Monday, March 26, 2012

again

this blog was titled "bounce back"...but i never did bounce back.

it's been 8 months since i started this blog, and i only had 1 entry. it feels different, i feel lost.
i'm a first timer again, and now i am not even sure if i can keep doing this.

i often tell my self i wanna do this, as this is my therapy being away from home and my boys, this helps me a lot to be not lonely.

blogging has been my best bud ever since, it became my sounding board, i pour out my heart on it, and i don't really care if no one reads or follow my posts.

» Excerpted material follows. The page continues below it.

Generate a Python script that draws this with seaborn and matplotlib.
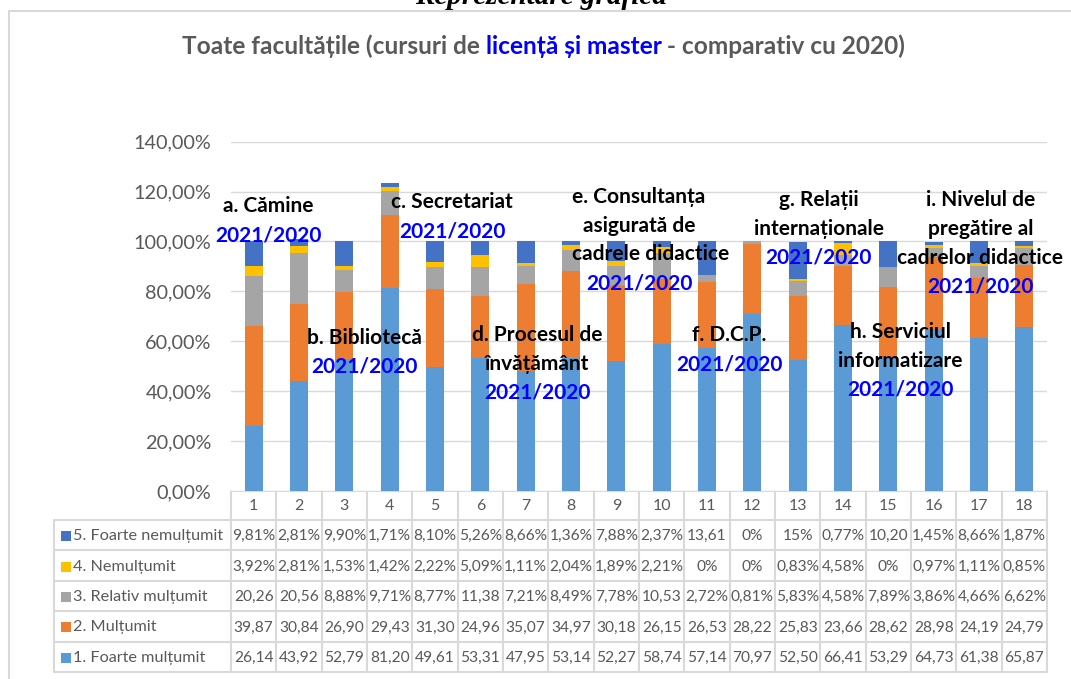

i don't really promise to be consistent, but i think i wanna do this...yeah, i wanna do this again.
i am bouncing back, since i have no one to share my thoughts at night, i have no one to listen too as well when i arrive home.

let's take this nice and slow.
yeah...i am bouncing back.

Thursday, August 11, 2011

venue

it's been a while since i last blogged, but it feels like ages already. didn't have the chance to post and vent out my heart -- at least on moments that i feel like this is my best buddy in the world.

where were you when i needed a sounding board? where were you when i'm about to explode?

then i realized, it was i who stepped backward and didn't engage.

now that i am back (literally even to my old job), this can be a good start for us.
bear with me once again, and just listen.